◆ **GIVEN INSTRUCTION**: Leaving the pictures out, print the lines from the first line of the listing through the line containing "axis_col = '#a6a6a6'", exactly as they read, and no others.
━━━ PROVIDED DATA
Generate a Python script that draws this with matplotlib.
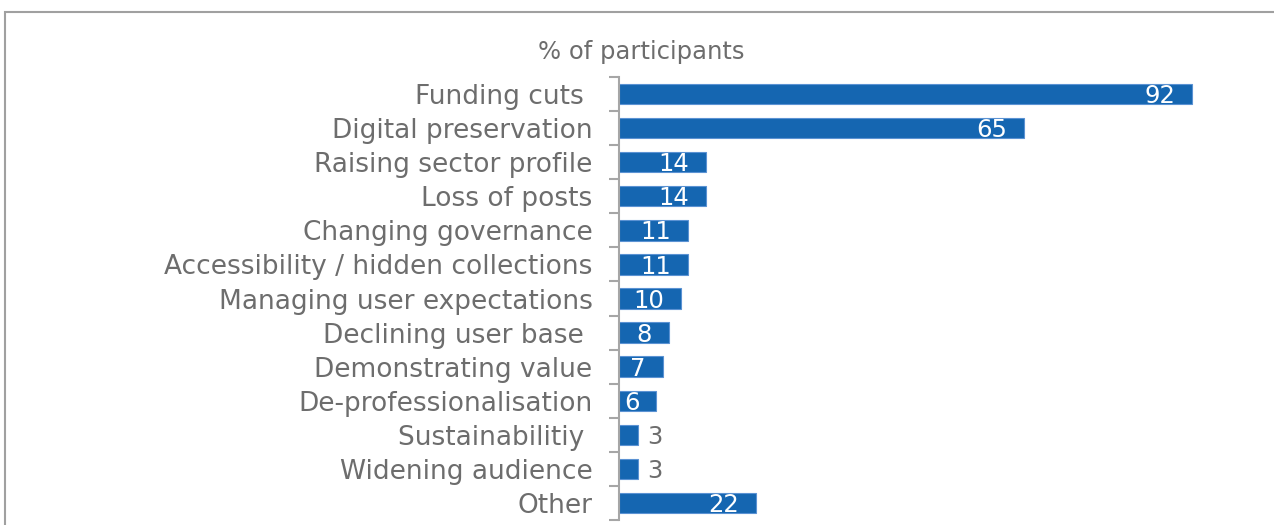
import matplotlib.pyplot as plt
from matplotlib.patches import Rectangle

plt.rcParams['font.family'] = ['DejaVu Sans']

# issues raised by participants (%)
issues = ['Funding cuts ', 'Digital preservation', 'Raising sector profile',
          'Loss of posts', 'Changing governance',
          'Accessibility / hidden collections', 'Managing user expectations',
          'Declining user base ', 'Demonstrating value',
          'De-professionalisation', 'Sustainabilitiy ', 'Widening audience',
          'Other']
pct = [92, 65, 14, 14, 11, 11, 10, 8, 7, 6, 3, 3, 22]

bar_col = '#1566b1'
txt_col = '#6d6d6d'
axis_col = '#a6a6a6'

fig = plt.figure(figsize=(12.74, 5.25), dpi=100)
ax = fig.add_axes([619/1274, 5/525, 1 - 619/1274 - 32/1274, 443/525])

pos = list(range(len(issues)))
ax.barh(pos, pct, height=0.6, color=bar_col, edgecolor='#5b92d3', linewidth=0.8)
ax.set_ylim(len(issues) - 0.5, -0.5)
ax.set_xlim(0, 100)

# category boundaries as ticks, names at centres
ax.set_yticks([p - 0.5 for p in pos] + [len(issues) - 0.5])
ax.set_yticks(pos, minor=True)
ax.set_yticklabels([])
ax.set_yticklabels(issues, minor=True, fontsize=19, color=txt_col)
ax.tick_params(axis='y', which='major', length=7, width=1.5, color=axis_col, direction='out')
ax.tick_params(axis='y', which='minor', length=0, pad=19)
ax.set_xticks([])
for s in ['top', 'right', 'bottom']:
    ax.spines[s].set_visible(False)
ax.spines['left'].set_color(axis_col)
ax.spines['left'].set_linewidth(1.5)

for p, v in zip(pos, pct):
    if v >= 5:
        ax.annotate(str(v), (v, p), xytext=(-12, -1.5), textcoords='offset points',
                    ha='right', va='center', color='white', fontsize=17.5)
    else:
        ax.annotate(str(v), (v, p), xytext=(7, -1.5), textcoords='offset points',
                    ha='left', va='center', color=txt_col, fontsize=17.5)

fig.text(641/1274, 1 - 52/525, '% of participants', ha='center', va='center',
         fontsize=17.5, color=txt_col)

# outer frame (runs off the right and bottom edges)
fig.add_artist(Rectangle((5/1274, -0.2), 1.2, 1.2 - 12/525,
                         transform=fig.transFigure, fill=False,
                         edgecolor='#a0a0a0', linewidth=1.5))

fig.savefig('out.png', dpi=100)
━━━━━━
◆ **EXERCISE OUTPUT**:
Generate a Python script that draws this with matplotlib.
import matplotlib.pyplot as plt
from matplotlib.patches import Rectangle

plt.rcParams['font.family'] = ['DejaVu Sans']

# issues raised by participants (%)
issues = ['Funding cuts ', 'Digital preservation', 'Raising sector profile',
          'Loss of posts', 'Changing governance',
          'Accessibility / hidden collections', 'Managing user expectations',
          'Declining user base ', 'Demonstrating value',
          'De-professionalisation', 'Sustainabilitiy ', 'Widening audience',
          'Other']
pct = [92, 65, 14, 14, 11, 11, 10, 8, 7, 6, 3, 3, 22]

bar_col = '#1566b1'
txt_col = '#6d6d6d'
axis_col = '#a6a6a6'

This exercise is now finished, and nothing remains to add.